DIRECTION =
Retype all material exactly. Pictures stay out of the copy.

SOURCE EXCERPT =

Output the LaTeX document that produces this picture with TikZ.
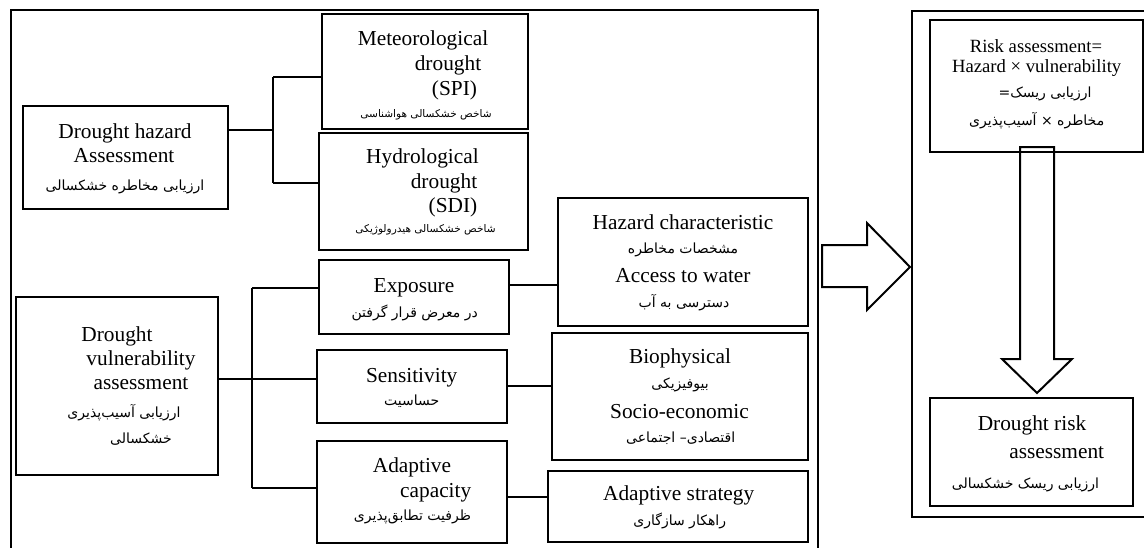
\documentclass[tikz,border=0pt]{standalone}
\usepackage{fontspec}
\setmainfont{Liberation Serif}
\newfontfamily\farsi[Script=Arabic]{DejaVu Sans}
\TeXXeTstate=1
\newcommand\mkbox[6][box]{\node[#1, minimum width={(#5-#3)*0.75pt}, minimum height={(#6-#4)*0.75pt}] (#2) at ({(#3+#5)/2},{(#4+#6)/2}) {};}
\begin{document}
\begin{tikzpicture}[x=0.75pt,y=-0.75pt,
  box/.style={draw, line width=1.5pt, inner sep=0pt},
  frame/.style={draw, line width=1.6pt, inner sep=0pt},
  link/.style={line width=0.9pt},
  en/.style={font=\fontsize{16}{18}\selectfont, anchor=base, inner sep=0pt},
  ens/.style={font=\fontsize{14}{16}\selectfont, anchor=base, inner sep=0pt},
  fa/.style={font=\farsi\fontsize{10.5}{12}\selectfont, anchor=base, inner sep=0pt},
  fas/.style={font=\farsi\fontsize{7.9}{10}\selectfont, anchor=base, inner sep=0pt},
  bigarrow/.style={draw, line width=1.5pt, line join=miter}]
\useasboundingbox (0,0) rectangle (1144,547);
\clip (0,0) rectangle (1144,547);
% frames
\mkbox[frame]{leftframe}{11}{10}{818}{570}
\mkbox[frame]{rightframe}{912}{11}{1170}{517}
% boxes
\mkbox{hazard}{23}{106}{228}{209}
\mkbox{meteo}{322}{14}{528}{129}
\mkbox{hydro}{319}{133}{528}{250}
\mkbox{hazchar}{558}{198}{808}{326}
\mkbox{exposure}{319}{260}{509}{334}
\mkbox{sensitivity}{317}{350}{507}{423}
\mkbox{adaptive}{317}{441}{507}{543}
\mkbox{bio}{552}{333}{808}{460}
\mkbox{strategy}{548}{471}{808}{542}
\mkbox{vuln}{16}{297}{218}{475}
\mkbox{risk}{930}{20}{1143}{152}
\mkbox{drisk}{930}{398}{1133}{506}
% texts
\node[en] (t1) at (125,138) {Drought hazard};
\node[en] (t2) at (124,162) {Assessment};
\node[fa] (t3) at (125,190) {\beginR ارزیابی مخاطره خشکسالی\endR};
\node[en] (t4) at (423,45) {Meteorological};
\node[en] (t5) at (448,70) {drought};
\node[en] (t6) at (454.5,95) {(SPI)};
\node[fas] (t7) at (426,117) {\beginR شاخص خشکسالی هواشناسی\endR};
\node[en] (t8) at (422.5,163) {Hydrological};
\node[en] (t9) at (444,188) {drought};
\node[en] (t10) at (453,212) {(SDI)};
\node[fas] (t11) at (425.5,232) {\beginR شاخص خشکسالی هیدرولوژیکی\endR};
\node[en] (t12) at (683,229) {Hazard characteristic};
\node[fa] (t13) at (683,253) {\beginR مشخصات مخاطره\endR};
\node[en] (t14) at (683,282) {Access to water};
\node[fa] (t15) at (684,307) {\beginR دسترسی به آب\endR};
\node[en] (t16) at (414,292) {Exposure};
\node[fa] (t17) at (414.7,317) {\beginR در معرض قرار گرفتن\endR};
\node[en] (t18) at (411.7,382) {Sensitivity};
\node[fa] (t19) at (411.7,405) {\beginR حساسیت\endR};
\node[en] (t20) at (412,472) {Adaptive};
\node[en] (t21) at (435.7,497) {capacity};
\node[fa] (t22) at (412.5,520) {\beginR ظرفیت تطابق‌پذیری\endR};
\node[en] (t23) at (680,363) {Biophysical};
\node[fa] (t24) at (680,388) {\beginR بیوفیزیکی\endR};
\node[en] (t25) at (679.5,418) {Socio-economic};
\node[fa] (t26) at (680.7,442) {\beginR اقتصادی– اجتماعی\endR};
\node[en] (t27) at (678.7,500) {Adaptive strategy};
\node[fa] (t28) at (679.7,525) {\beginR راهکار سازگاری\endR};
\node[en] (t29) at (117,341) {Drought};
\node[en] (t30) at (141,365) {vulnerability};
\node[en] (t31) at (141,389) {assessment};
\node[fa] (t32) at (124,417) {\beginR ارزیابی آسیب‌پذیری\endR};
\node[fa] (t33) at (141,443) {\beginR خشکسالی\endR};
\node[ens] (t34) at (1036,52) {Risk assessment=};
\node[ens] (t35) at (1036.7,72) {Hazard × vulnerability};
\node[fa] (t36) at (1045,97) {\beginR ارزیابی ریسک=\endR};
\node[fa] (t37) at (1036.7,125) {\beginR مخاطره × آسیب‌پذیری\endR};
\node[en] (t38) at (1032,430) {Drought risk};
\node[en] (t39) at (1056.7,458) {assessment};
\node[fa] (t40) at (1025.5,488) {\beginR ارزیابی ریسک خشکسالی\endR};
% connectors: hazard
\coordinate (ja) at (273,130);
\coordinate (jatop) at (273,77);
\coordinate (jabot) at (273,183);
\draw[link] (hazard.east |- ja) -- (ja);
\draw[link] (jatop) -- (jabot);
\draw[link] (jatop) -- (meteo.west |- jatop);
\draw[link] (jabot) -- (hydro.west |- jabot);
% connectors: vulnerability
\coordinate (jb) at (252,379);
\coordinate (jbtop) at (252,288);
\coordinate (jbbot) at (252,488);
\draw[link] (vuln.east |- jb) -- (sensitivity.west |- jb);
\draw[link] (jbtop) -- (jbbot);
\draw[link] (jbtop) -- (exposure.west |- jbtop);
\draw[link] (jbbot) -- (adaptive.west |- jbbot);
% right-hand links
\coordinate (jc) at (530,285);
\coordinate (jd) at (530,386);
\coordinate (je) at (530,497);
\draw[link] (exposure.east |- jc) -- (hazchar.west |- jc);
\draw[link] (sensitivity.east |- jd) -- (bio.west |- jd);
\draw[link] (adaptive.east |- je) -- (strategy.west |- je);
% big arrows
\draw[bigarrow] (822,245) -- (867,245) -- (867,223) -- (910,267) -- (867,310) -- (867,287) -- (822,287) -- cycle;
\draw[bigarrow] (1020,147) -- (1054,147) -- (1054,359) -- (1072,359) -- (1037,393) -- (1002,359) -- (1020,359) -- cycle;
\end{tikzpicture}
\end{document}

WRITTEN RESPONSE =
Output the LaTeX document that produces this picture with TikZ.
\documentclass[tikz,border=0pt]{standalone}
\usepackage{fontspec}
\setmainfont{Liberation Serif}
\newfontfamily\farsi[Script=Arabic]{DejaVu Sans}
\TeXXeTstate=1
\newcommand\mkbox[6][box]{\node[#1, minimum width={(#5-#3)*0.75pt}, minimum height={(#6-#4)*0.75pt}] (#2) at ({(#3+#5)/2},{(#4+#6)/2}) {};}
\begin{document}
\begin{tikzpicture}[x=0.75pt,y=-0.75pt,
  box/.style={draw, line width=1.5pt, inner sep=0pt},
  frame/.style={draw, line width=1.6pt, inner sep=0pt},
  link/.style={line width=0.9pt},
  en/.style={font=\fontsize{16}{18}\selectfont, anchor=base, inner sep=0pt},
  ens/.style={font=\fontsize{14}{16}\selectfont, anchor=base, inner sep=0pt},
  fa/.style={font=\farsi\fontsize{10.5}{12}\selectfont, anchor=base, inner sep=0pt},
  fas/.style={font=\farsi\fontsize{7.9}{10}\selectfont, anchor=base, inner sep=0pt},
  bigarrow/.style={draw, line width=1.5pt, line join=miter}]
\useasboundingbox (0,0) rectangle (1144,547);
\clip (0,0) rectangle (1144,547);
% frames
\mkbox[frame]{leftframe}{11}{10}{818}{570}
\mkbox[frame]{rightframe}{912}{11}{1170}{517}
% boxes
\mkbox{hazard}{23}{106}{228}{209}
\mkbox{meteo}{322}{14}{528}{129}
\mkbox{hydro}{319}{133}{528}{250}
\mkbox{hazchar}{558}{198}{808}{326}
\mkbox{exposure}{319}{260}{509}{334}
\mkbox{sensitivity}{317}{350}{507}{423}
\mkbox{adaptive}{317}{441}{507}{543}
\mkbox{bio}{552}{333}{808}{460}
\mkbox{strategy}{548}{471}{808}{542}
\mkbox{vuln}{16}{297}{218}{475}
\mkbox{risk}{930}{20}{1143}{152}
\mkbox{drisk}{930}{398}{1133}{506}
% texts
\node[en] (t1) at (125,138) {Drought hazard};
\node[en] (t2) at (124,162) {Assessment};
\node[fa] (t3) at (125,190) {\beginR ارزیابی مخاطره خشکسالی\endR};
\node[en] (t4) at (423,45) {Meteorological};
\node[en] (t5) at (448,70) {drought};
\node[en] (t6) at (454.5,95) {(SPI)};
\node[fas] (t7) at (426,117) {\beginR شاخص خشکسالی هواشناسی\endR};
\node[en] (t8) at (422.5,163) {Hydrological};
\node[en] (t9) at (444,188) {drought};
\node[en] (t10) at (453,212) {(SDI)};
\node[fas] (t11) at (425.5,232) {\beginR شاخص خشکسالی هیدرولوژیکی\endR};
\node[en] (t12) at (683,229) {Hazard characteristic};
\node[fa] (t13) at (683,253) {\beginR مشخصات مخاطره\endR};
\node[en] (t14) at (683,282) {Access to water};
\node[fa] (t15) at (684,307) {\beginR دسترسی به آب\endR};
\node[en] (t16) at (414,292) {Exposure};
\node[fa] (t17) at (414.7,317) {\beginR در معرض قرار گرفتن\endR};
\node[en] (t18) at (411.7,382) {Sensitivity};
\node[fa] (t19) at (411.7,405) {\beginR حساسیت\endR};
\node[en] (t20) at (412,472) {Adaptive};
\node[en] (t21) at (435.7,497) {capacity};
\node[fa] (t22) at (412.5,520) {\beginR ظرفیت تطابق‌پذیری\endR};
\node[en] (t23) at (680,363) {Biophysical};
\node[fa] (t24) at (680,388) {\beginR بیوفیزیکی\endR};
\node[en] (t25) at (679.5,418) {Socio-economic};
\node[fa] (t26) at (680.7,442) {\beginR اقتصادی– اجتماعی\endR};
\node[en] (t27) at (678.7,500) {Adaptive strategy};
\node[fa] (t28) at (679.7,525) {\beginR راهکار سازگاری\endR};
\node[en] (t29) at (117,341) {Drought};
\node[en] (t30) at (141,365) {vulnerability};
\node[en] (t31) at (141,389) {assessment};
\node[fa] (t32) at (124,417) {\beginR ارزیابی آسیب‌پذیری\endR};
\node[fa] (t33) at (141,443) {\beginR خشکسالی\endR};
\node[ens] (t34) at (1036,52) {Risk assessment=};
\node[ens] (t35) at (1036.7,72) {Hazard × vulnerability};
\node[fa] (t36) at (1045,97) {\beginR ارزیابی ریسک=\endR};
\node[fa] (t37) at (1036.7,125) {\beginR مخاطره × آسیب‌پذیری\endR};
\node[en] (t38) at (1032,430) {Drought risk};
\node[en] (t39) at (1056.7,458) {assessment};
\node[fa] (t40) at (1025.5,488) {\beginR ارزیابی ریسک خشکسالی\endR};
% connectors: hazard
\coordinate (ja) at (273,130);
\coordinate (jatop) at (273,77);
\coordinate (jabot) at (273,183);
\draw[link] (hazard.east |- ja) -- (ja);
\draw[link] (jatop) -- (jabot);
\draw[link] (jatop) -- (meteo.west |- jatop);
\draw[link] (jabot) -- (hydro.west |- jabot);
% connectors: vulnerability
\coordinate (jb) at (252,379);
\coordinate (jbtop) at (252,288);
\coordinate (jbbot) at (252,488);
\draw[link] (vuln.east |- jb) -- (sensitivity.west |- jb);
\draw[link] (jbtop) -- (jbbot);
\draw[link] (jbtop) -- (exposure.west |- jbtop);
\draw[link] (jbbot) -- (adaptive.west |- jbbot);
% right-hand links
\coordinate (jc) at (530,285);
\coordinate (jd) at (530,386);
\coordinate (je) at (530,497);
\draw[link] (exposure.east |- jc) -- (hazchar.west |- jc);
\draw[link] (sensitivity.east |- jd) -- (bio.west |- jd);
\draw[link] (adaptive.east |- je) -- (strategy.west |- je);
% big arrows
\draw[bigarrow] (822,245) -- (867,245) -- (867,223) -- (910,267) -- (867,310) -- (867,287) -- (822,287) -- cycle;
\draw[bigarrow] (1020,147) -- (1054,147) -- (1054,359) -- (1072,359) -- (1037,393) -- (1002,359) -- (1020,359) -- cycle;
\end{tikzpicture}
\end{document}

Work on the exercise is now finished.